Name that car…the Chevy grille is apparent but what model and year? Davis Avenue, south of Livingston Place.

A 1940 Chevy Special Deluxe, I hear. Another image.

 

West Brighton

The New Brighton neighborhood near St. George was originally conceived in 1834 by a group of wealthy businessmen. Its street pattern, curving around the high hills fronting Staten Island’s waterfront, survives to the present; the organization’s name, the New Brighton Association (named in honor of Brighton, a British resort town), became the name of the entire region, which stretches from St. George on the east to Hamilton Park on the west.

West Brighton, originally Factoryville and then West New Brighton, is west and south of Livingston and is named for its older predecessor. Though it has fared worse than Livingston (the streets surrounding Markham Houses between N. Burgher and Broadway along Richmond Terrace became hotbeds of drugs and crime) West Brighton retains an enjoyable collection of 19th-Century houses and its main business strip along Castleton Avenue has been making a comeback. Currently (2007) the Markham Houses, built in the 1940s and named for Staten Island poet Edwin Markham, are being redeveloped and tenants relocated for the present. After years of neglect, the Markham buildings were plagued with sewage backups, termite infestation and buckling roofs.

West Brighton is home to the Staten Island Zoo, home of Staten Island Chuck and NYC’s foremost rattlesnake collection, and the historic Gardiner-Tyler House in its southern reaches.
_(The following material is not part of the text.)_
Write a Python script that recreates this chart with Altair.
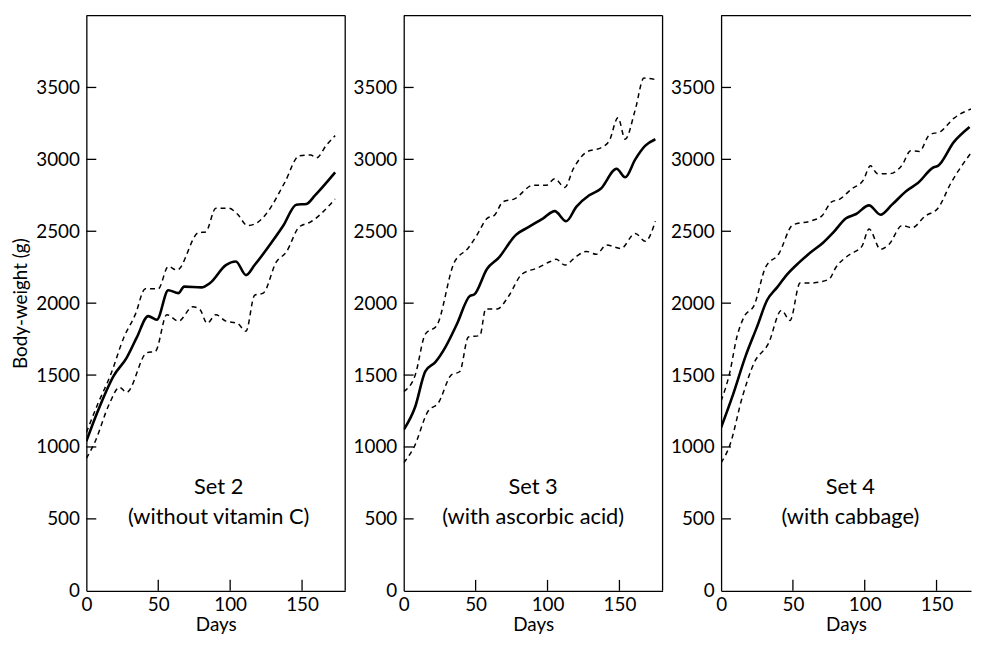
import altair as alt
import pandas as pd

# ---------------- data ----------------
# Set 2 (without vitamin C)
s2_mean_days = [0, 8, 19, 28, 35, 43, 49, 57, 64, 68, 80, 86, 97, 104, 111, 117, 129, 137, 146, 153, 159, 173]
s2_mean = [1040, 1250, 1495, 1620, 1760, 1910, 1885, 2090, 2070, 2115, 2110, 2140, 2265, 2290, 2195, 2265, 2425, 2540, 2685, 2690, 2750, 2910]
s2_upper_days = [0, 8, 17, 26, 34, 41, 50, 57, 63, 78, 83, 90, 99, 105, 112, 117, 125, 138, 148, 156, 160, 167, 173]
s2_upper = [1100, 1300, 1505, 1760, 1920, 2100, 2100, 2255, 2230, 2490, 2495, 2660, 2660, 2620, 2540, 2550, 2620, 2840, 3025, 3030, 3010, 3100, 3165]
s2_lower_days = [0, 6, 16, 23, 28, 42, 48, 56, 64, 74, 79, 84, 90, 97, 105, 111, 117, 123, 132, 139, 148, 156, 173]
s2_lower = [920, 1035, 1300, 1415, 1380, 1655, 1665, 1920, 1875, 1975, 1955, 1860, 1920, 1875, 1860, 1805, 2055, 2070, 2285, 2355, 2530, 2565, 2725]

# Set 3 (with ascorbic acid)
s3_mean_days = [0, 8, 15, 22, 29, 37, 46, 49, 58, 66, 78, 87, 97, 105, 113, 120, 129, 137, 148, 154, 161, 168, 175]
s3_mean = [1120, 1280, 1525, 1590, 1695, 1855, 2050, 2060, 2240, 2315, 2475, 2530, 2590, 2640, 2570, 2670, 2750, 2795, 2935, 2875, 3000, 3095, 3140]
s3_upper_days = [0, 8, 15, 23, 35, 45, 51, 58, 63, 69, 77, 90, 99, 105, 112, 118, 127, 138, 143, 149, 154, 161, 167, 175]
s3_upper = [1385, 1500, 1785, 1845, 2280, 2385, 2475, 2590, 2610, 2705, 2725, 2820, 2820, 2865, 2805, 2935, 3050, 3085, 3130, 3290, 3140, 3345, 3565, 3555]
s3_lower_days = [0, 7, 17, 24, 33, 39, 45, 53, 57, 65, 73, 82, 93, 102, 106, 112, 120, 127, 134, 141, 151, 161, 168, 175]
s3_lower = [890, 995, 1250, 1305, 1500, 1525, 1765, 1775, 1960, 1960, 2050, 2200, 2245, 2290, 2305, 2265, 2325, 2360, 2340, 2405, 2380, 2485, 2430, 2570]

# Set 4 (with cabbage)
s4_mean_days = [0, 8, 17, 25, 32, 39, 46, 54, 62, 71, 78, 87, 94, 103, 111, 119, 129, 137, 148, 151, 162, 173]
s4_mean = [1135, 1355, 1630, 1835, 2020, 2110, 2200, 2280, 2350, 2420, 2490, 2590, 2620, 2680, 2615, 2685, 2780, 2835, 2945, 2955, 3120, 3225]
s4_upper_days = [0, 6, 11, 16, 23, 31, 40, 50, 62, 70, 77, 82, 91, 99, 104, 109, 117, 126, 132, 138, 145, 153, 162, 174]
s4_upper = [1320, 1515, 1765, 1905, 1985, 2250, 2340, 2545, 2570, 2605, 2705, 2720, 2795, 2855, 2955, 2900, 2900, 2960, 3060, 3055, 3170, 3195, 3285, 3350]
s4_lower_days = [0, 6, 15, 23, 33, 42, 48, 55, 62, 75, 80, 89, 98, 103, 111, 117, 126, 133, 142, 151, 160, 174]
s4_lower = [890, 1010, 1355, 1585, 1720, 1950, 1880, 2140, 2140, 2165, 2250, 2335, 2395, 2515, 2375, 2410, 2540, 2525, 2605, 2660, 2835, 3045]

set_titles = ["Set 2", "Set 3", "Set 4"]
set_subtitles = ["(without vitamin C)", "(with ascorbic acid)", "(with cabbage)"]
label_days = [92, 90, 90]

y_tick_values = [0, 500, 1000, 1500, 2000, 2500, 3000, 3500]
x_tick_values = [0, 50, 100, 150]

# ---------------- layout / style ----------------
FONT = "Lato"
PX_PER_DAY = 261 / 180
H = 580
Y_MAX = 4000


def series_frame(days, vals, name):
    return pd.DataFrame({"day": days, "weight": vals, "series": name})


def panel(mean_d, mean_v, up_d, up_v, lo_d, lo_v, title, subtitle, label_day, x_max,
          show_ytitle, right_border):
    width = round(x_max * PX_PER_DAY)
    mean_df = series_frame(mean_d, mean_v, "mean")
    band_df = pd.concat([series_frame(up_d, up_v, "upper"), series_frame(lo_d, lo_v, "lower")])

    xs = alt.Scale(domain=[0, x_max], nice=False, zero=False)
    ys = alt.Scale(domain=[0, Y_MAX], nice=False)

    x_axis = alt.Axis(values=x_tick_values, format="d", title="Days", ticks=False, tickSize=0,
                      grid=False, labelPadding=5, titlePadding=1, domainColor="black",
                      domainWidth=1.3, labelFlush=False)
    y_axis = alt.Axis(values=y_tick_values, format="d",
                      title="Body-weight (g)" if show_ytitle else None,
                      ticks=False, tickSize=0, grid=False, labelPadding=7, titlePadding=5,
                      domainColor="black", domainWidth=1.3, labelFlush=False)

    mean_line = alt.Chart(mean_df).mark_line(
        color="black", strokeWidth=2.6, interpolate="monotone", clip=True
    ).encode(
        x=alt.X("day:Q", scale=xs, axis=x_axis),
        y=alt.Y("weight:Q", scale=ys, axis=y_axis),
    )
    band_lines = alt.Chart(band_df).mark_line(
        color="black", strokeWidth=1.5, strokeDash=[5, 4], interpolate="monotone", clip=True
    ).encode(
        x=alt.X("day:Q", scale=xs),
        y=alt.Y("weight:Q", scale=ys),
        detail="series:N",
    )
    ytick_df = pd.DataFrame({"v": y_tick_values[1:]})
    y_ticks = alt.Chart(ytick_df).mark_rule(color="black", strokeWidth=1.3).encode(
        y=alt.Y("v:Q", scale=ys), x=alt.value(0), x2=alt.value(10)
    )
    xtick_df = pd.DataFrame({"v": x_tick_values[1:]})
    x_ticks = alt.Chart(xtick_df).mark_rule(color="black", strokeWidth=1.3).encode(
        x=alt.X("v:Q", scale=xs), y=alt.value(H), y2=alt.value(H - 11)
    )
    one = pd.DataFrame({"a": [0]})
    top_border = alt.Chart(one).mark_rule(color="black", strokeWidth=1.3).encode(
        x=alt.value(0), x2=alt.value(width), y=alt.value(0)
    )
    layers = [band_lines, mean_line, y_ticks, x_ticks, top_border]
    if right_border:
        layers.append(alt.Chart(one).mark_rule(color="black", strokeWidth=1.3).encode(
            x=alt.value(width), y=alt.value(0), y2=alt.value(H)
        ))
    label_df = pd.DataFrame({"t": [title, subtitle], "d": [label_day, label_day], "w": [724, 510]})
    labels = alt.Chart(label_df).mark_text(
        font=FONT, fontSize=22, color="black", baseline="middle", align="center"
    ).encode(x=alt.X("d:Q", scale=xs), y=alt.Y("w:Q", scale=ys), text="t:N")
    layers.append(labels)
    return alt.layer(*layers).properties(width=width, height=H)


p1 = panel(s2_mean_days, s2_mean, s2_upper_days, s2_upper, s2_lower_days, s2_lower,
           set_titles[0], set_subtitles[0], label_days[0], 180, True, True)
p2 = panel(s3_mean_days, s3_mean, s3_upper_days, s3_upper, s3_lower_days, s3_lower,
           set_titles[1], set_subtitles[1], label_days[1], 180, False, True)
p3 = panel(s4_mean_days, s4_mean, s4_upper_days, s4_upper, s4_lower_days, s4_lower,
           set_titles[2], set_subtitles[2], label_days[2], 174, False, False)

chart = alt.hconcat(p1, p2, p3, spacing=59, bounds="flush").properties(
    padding={"left": 3, "top": 3, "right": 0, "bottom": 0},
    background="white",
).configure_view(
    stroke="transparent"
).configure_axis(
    labelFont=FONT, labelFontSize=19, labelColor="black",
    titleFont=FONT, titleFontSize=19, titleFontWeight="normal", titleColor="black",
)

chart.save("out.html", embed_options={"renderer": "svg", "actions": False})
A sampler of some of the magnificent dwellings on Taylor Street. Below right: proof that you can build multifamily housing that’s esthetically pleasing. Note the subtle touch of the shadows produced at the left of every window lintel by afternoon sun.

 

Taylor Court, off Taylor Street north of Castleton Avenue. The brick post indicates that it was a long-ago private real estate development.

 

Robert Casey’s Full Moon Saloon, by all indications a longtime neighborhood saloon, Castleton Avenue and Dongan Street. Castleton, the “twistiest” street in Staten Island, is a prime candidate for a future FNY page.

 

A pair of old West Brighton businesses: A. Zullo Supermarket on Castleton, and Packard Service on Richmond Terrace. The last Packard was rolled out by Studebaker in 1958. photo: Jeannie Siegel

 

Scott-Edwards House

This one-story brownstone house was built in about 1730 at what is now 752 Delafield Avenue at Clove Road. It was originally owned by Captain Nicholas Manning and later by New York State Supreme Court Justice Ogden Edwards, who added the Greek-style portico in the 1840s.

 

I enjoyed this tricolored trio on Bodine between Castleton Avenue and DeGroot Place so much, I’m showing them twice. Note that all three buildings are essentially the same. I’ve decried cookie cutter housing all over Queens; most new construction in my neck of the woods in northern Queens consists of buildings that are built to one template or formula or the other.

 

Corner Bodine and DeGroot; DeGroot between Bodine and Dongan. Note the tower on the building at left. It may have overloked the Kill Van Kull with the original owner being a captain or seaman.

 

Buildings dating to 1880-1910 often used unusual color combinations and treatments. Not sure if these are the original colors (probably not) but the building at 19 Dongan combines brown and light sea green. Also note the sunrise window detail.

 

Busy, but in a good way. 13 Dongan.

Photographed November 2006. Page completed September 9, 2007.